Study on the equivalent coefficients of seismic-induced track dynamic irregularities based on post-seismic running performance

Abstract

The deterioration of track surface smoothness after seismic action of the track-bridge system is a key factor influencing the post-seismic operating safety of high-speed trains. This study proposes a linear mapping relationship between seismic-induced irregularities and the operation performance of high-speed trains to simplify the calculation of the seismic-induced dynamic irregularity building upon the residual geometric irregularity. It introduces the concept of an equivalent coefficient for seismic-induced dynamic irregularities.
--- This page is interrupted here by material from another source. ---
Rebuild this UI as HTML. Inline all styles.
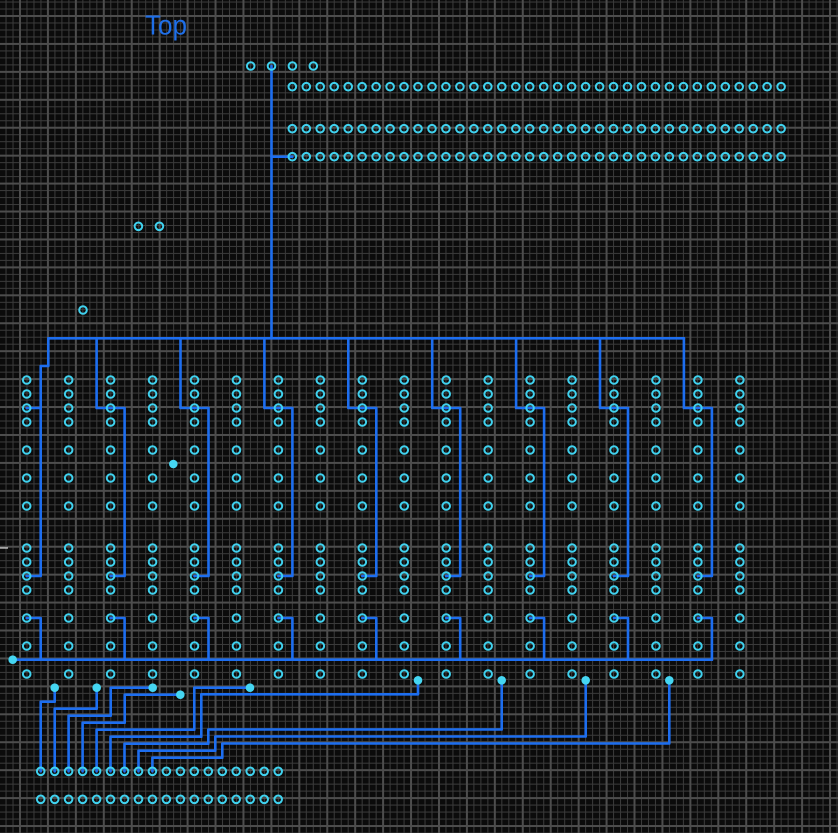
<!DOCTYPE html>
<html>
<head>
<meta charset="utf-8">
<style>
  html,body{margin:0;padding:0;background:#0b0b0b;}
  svg{display:block;}
</style>
</head>
<body>
<svg width="838" height="833" viewBox="0 0 838 833" xmlns="http://www.w3.org/2000/svg">
  <defs>
    <pattern id="grid" x="19" y="15" width="27.932" height="27.932" patternUnits="userSpaceOnUse">
      <rect x="7.483" y="0" width="1" height="27.932" fill="#3b3b3b"/>
      <rect x="14.466" y="0" width="1" height="27.932" fill="#3b3b3b"/>
      <rect x="21.449" y="0" width="1" height="27.932" fill="#3b3b3b"/>
      <rect x="0" y="7.483" width="27.932" height="1" fill="#3b3b3b"/>
      <rect x="0" y="14.466" width="27.932" height="1" fill="#3b3b3b"/>
      <rect x="0" y="21.449" width="27.932" height="1" fill="#3b3b3b"/>
      <rect x="0" y="0" width="2" height="27.932" fill="#4d4d4d"/>
      <rect x="0" y="0" width="27.932" height="2" fill="#4d4d4d"/>
    </pattern>
    <g id="row36" fill="none" stroke="#3fd2ef" stroke-width="2">
      <circle cx="292.3" cy="0" r="3.8"/><circle cx="306.3" cy="0" r="3.8"/><circle cx="320.2" cy="0" r="3.8"/><circle cx="334.2" cy="0" r="3.8"/>
      <circle cx="348.2" cy="0" r="3.8"/><circle cx="362.1" cy="0" r="3.8"/><circle cx="376.1" cy="0" r="3.8"/><circle cx="390.1" cy="0" r="3.8"/>
      <circle cx="404" cy="0" r="3.8"/><circle cx="418" cy="0" r="3.8"/><circle cx="432" cy="0" r="3.8"/><circle cx="445.9" cy="0" r="3.8"/>
      <circle cx="459.9" cy="0" r="3.8"/><circle cx="473.9" cy="0" r="3.8"/><circle cx="487.8" cy="0" r="3.8"/><circle cx="501.8" cy="0" r="3.8"/>
      <circle cx="515.8" cy="0" r="3.8"/><circle cx="529.7" cy="0" r="3.8"/><circle cx="543.7" cy="0" r="3.8"/><circle cx="557.7" cy="0" r="3.8"/>
      <circle cx="571.6" cy="0" r="3.8"/><circle cx="585.6" cy="0" r="3.8"/><circle cx="599.6" cy="0" r="3.8"/><circle cx="613.5" cy="0" r="3.8"/>
      <circle cx="627.5" cy="0" r="3.8"/><circle cx="641.5" cy="0" r="3.8"/><circle cx="655.4" cy="0" r="3.8"/><circle cx="669.4" cy="0" r="3.8"/>
      <circle cx="683.4" cy="0" r="3.8"/><circle cx="697.3" cy="0" r="3.8"/><circle cx="711.3" cy="0" r="3.8"/><circle cx="725.3" cy="0" r="3.8"/>
      <circle cx="739.2" cy="0" r="3.8"/><circle cx="753.2" cy="0" r="3.8"/><circle cx="767.1" cy="0" r="3.8"/><circle cx="781.1" cy="0" r="3.8"/>
    </g>
    <g id="col14" fill="none" stroke="#3fd2ef" stroke-width="2">
      <circle cx="0" cy="380" r="3.8"/><circle cx="0" cy="394" r="3.8"/><circle cx="0" cy="408" r="3.8"/><circle cx="0" cy="422" r="3.8"/>
      <circle cx="0" cy="450" r="3.8"/><circle cx="0" cy="478" r="3.8"/><circle cx="0" cy="506" r="3.8"/>
      <circle cx="0" cy="548" r="3.8"/><circle cx="0" cy="562" r="3.8"/><circle cx="0" cy="576" r="3.8"/><circle cx="0" cy="590" r="3.8"/>
      <circle cx="0" cy="618" r="3.8"/><circle cx="0" cy="646" r="3.8"/><circle cx="0" cy="674" r="3.8"/>
    </g>
    <g id="row18" fill="none" stroke="#3fd2ef" stroke-width="2">
      <circle cx="40.7" cy="0" r="3.8"/><circle cx="54.7" cy="0" r="3.8"/><circle cx="68.6" cy="0" r="3.8"/><circle cx="82.6" cy="0" r="3.8"/>
      <circle cx="96.6" cy="0" r="3.8"/><circle cx="110.5" cy="0" r="3.8"/><circle cx="124.5" cy="0" r="3.8"/><circle cx="138.5" cy="0" r="3.8"/>
      <circle cx="152.4" cy="0" r="3.8"/><circle cx="166.4" cy="0" r="3.8"/><circle cx="180.4" cy="0" r="3.8"/><circle cx="194.3" cy="0" r="3.8"/>
      <circle cx="208.3" cy="0" r="3.8"/><circle cx="222.3" cy="0" r="3.8"/><circle cx="236.2" cy="0" r="3.8"/><circle cx="250.2" cy="0" r="3.8"/>
      <circle cx="264.2" cy="0" r="3.8"/><circle cx="278.2" cy="0" r="3.8"/>
    </g>
  </defs>

  <rect x="0" y="0" width="838" height="833" fill="#0b0b0b"/>
  <rect x="0" y="0" width="838" height="833" fill="url(#grid)"/>

  <!-- white tick -->
  <line x1="0" y1="548" x2="8" y2="548" stroke="#ffffff" stroke-width="1"/>

  <!-- title -->
  <text x="145" y="34.5" font-family="Liberation Sans, sans-serif" font-size="28" fill="#1f6fe8" textLength="42" lengthAdjust="spacingAndGlyphs">Top</text>

  <!-- traces -->
  <g fill="none" stroke="#1d6ef0" stroke-width="2.6" stroke-linejoin="round" stroke-linecap="round">
    <path d="M271.5 66 V338.3"/>
    <path d="M271.5 156.7 H292.3"/>
    <path d="M48.3 338.3 H683.9"/>
    <path d="M48.3 338.3 V366 H40.7 V576 H26.7"/>
    <path d="M26.7 408 H40.7"/>
    <path d="M96.6 338.3 V408 H124.6 V576 H110.6"/>
    <path d="M180.5 338.3 V408 H208.5 V576 H194.5"/>
    <path d="M264.4 338.3 V408 H292.4 V576 H278.4"/>
    <path d="M348.3 338.3 V408 H376.3 V576 H362.3"/>
    <path d="M432.2 338.3 V408 H460.2 V576 H446.2"/>
    <path d="M516.1 338.3 V408 H544.1 V576 H530.1"/>
    <path d="M600 338.3 V408 H628 V576 H614"/>
    <path d="M683.9 338.3 V408 H711.9 V576 H697.9"/>

    <path d="M12.7 659.7 H711.9"/>
    <path d="M26.7 618 H40.7 V659.7"/>
    <path d="M110.6 618 H124.6 V659.7"/>
    <path d="M194.5 618 H208.5 V659.7"/>
    <path d="M278.4 618 H292.4 V659.7"/>
    <path d="M362.3 618 H376.3 V659.7"/>
    <path d="M446.2 618 H460.2 V659.7"/>
    <path d="M530.1 618 H544.1 V659.7"/>
    <path d="M614 618 H628 V659.7"/>
    <path d="M697.9 618 H711.9 V659.7"/>

    <path d="M40.7 771.3 V701.7 H54.7 V687.7"/>
    <path d="M54.7 771.3 V708.7 H96.7 V687.7"/>
    <path d="M68.6 771.3 V715.7 H110.7 V687.7 H152.7"/>
    <path d="M82.6 771.3 V722.7 H124.7 V694.7 H180.3"/>
    <path d="M96.6 771.3 V729.7 H194.3 V687.7 H250"/>
    <path d="M110.5 771.3 V736.7 H201.3 V694.3 H418 V680.3"/>
    <path d="M124.5 771.3 V743.7 H208.3 V729.5 H501.7 V680.3"/>
    <path d="M138.5 771.3 V750.7 H215.3 V736.5 H585.7 V680.3"/>
    <path d="M152.4 771.3 V757.7 H222.3 V743.5 H669.3 V680.3"/>
  </g>

  <!-- pads -->
  <g fill="none" stroke="#3fd2ef" stroke-width="2">
    <circle cx="250.7" cy="66" r="3.8"/>
    <circle cx="271.5" cy="66" r="3.8"/>
    <circle cx="292.4" cy="66" r="3.8"/>
    <circle cx="313.3" cy="66" r="3.8"/>
    <circle cx="138.4" cy="226.3" r="3.8"/>
    <circle cx="159.4" cy="226.3" r="3.8"/>
    <circle cx="83" cy="310" r="3.8"/>
  </g>
  <use href="#row36" transform="translate(0,86.7)"/>
  <use href="#row36" transform="translate(0,128.7)"/>
  <use href="#row36" transform="translate(0,156.7)"/>

  <use href="#col14" transform="translate(26.7,0)"/>
  <use href="#col14" transform="translate(68.65,0)"/>
  <use href="#col14" transform="translate(110.6,0)"/>
  <use href="#col14" transform="translate(152.55,0)"/>
  <use href="#col14" transform="translate(194.5,0)"/>
  <use href="#col14" transform="translate(236.45,0)"/>
  <use href="#col14" transform="translate(278.4,0)"/>
  <use href="#col14" transform="translate(320.35,0)"/>
  <use href="#col14" transform="translate(362.3,0)"/>
  <use href="#col14" transform="translate(404.25,0)"/>
  <use href="#col14" transform="translate(446.2,0)"/>
  <use href="#col14" transform="translate(488.15,0)"/>
  <use href="#col14" transform="translate(530.1,0)"/>
  <use href="#col14" transform="translate(572.05,0)"/>
  <use href="#col14" transform="translate(614,0)"/>
  <use href="#col14" transform="translate(655.95,0)"/>
  <use href="#col14" transform="translate(697.9,0)"/>
  <use href="#col14" transform="translate(739.85,0)"/>

  <use href="#row18" transform="translate(0,771.3)"/>
  <use href="#row18" transform="translate(0,799.3)"/>

  <!-- vias -->
  <g fill="#45d6f2">
    <circle cx="173.3" cy="464" r="4.3"/>
    <circle cx="12.7" cy="659.7" r="4.3"/>
    <circle cx="54.7" cy="687.7" r="4.3"/>
    <circle cx="96.7" cy="687.7" r="4.3"/>
    <circle cx="152.7" cy="687.7" r="4.3"/>
    <circle cx="180.3" cy="694.7" r="4.3"/>
    <circle cx="250" cy="687.7" r="4.3"/>
    <circle cx="418" cy="680.3" r="4.3"/>
    <circle cx="501.7" cy="680.3" r="4.3"/>
    <circle cx="585.7" cy="680.3" r="4.3"/>
    <circle cx="669.3" cy="680.3" r="4.3"/>
  </g>
</svg>
</body>
</html>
Within the study context, the validity of this equivalent coefficient in the post-seismic operation performance analysis of high-speed trains on bridges is confirmed, taking into account the randomness of ground motions. In addition, the impact of ground motion intensity and the structural natural vibration period on the equivalent coefficient for seismic-induced dynamic irregularities is examined. The study findings revealed that the magnitude of seismic-induced residual geometric irregularities in the track-bridge system far exceeds that of dynamic irregularities induced by earthquakes. Damage to the track-bridge system under seismic action primarily presents as residual deformations, with stiffness degradation playing a secondary role. There is a significant correlation between the root mean square velocity of seismic-induced irregularities and the post-seismic operation level in high-speed trains. This correlation is a quantitative basis for establishing the equivalent coefficient of seismic-induced dynamic irregularities. Under identical peak ground acceleration (PGA) conditions, the equivalent coefficient for dynamic irregularities in the track-bridge system during NF (near-fault) earthquakes is considerably lower than that during MFF (mid-far-field) earthquakes. This underscores the notable impact of the velocity pulse effect on the equivalent coefficient of seismic-induced dynamic irregularities. An increase in ground motion intensity and the structural natural period leads to a rise in the equivalent coefficient of dynamic irregularities. Finally, the stiffness degradation effect in critical components of the track-bridge system shows greater sensitivity to the ground motion intensity and the structural natural period.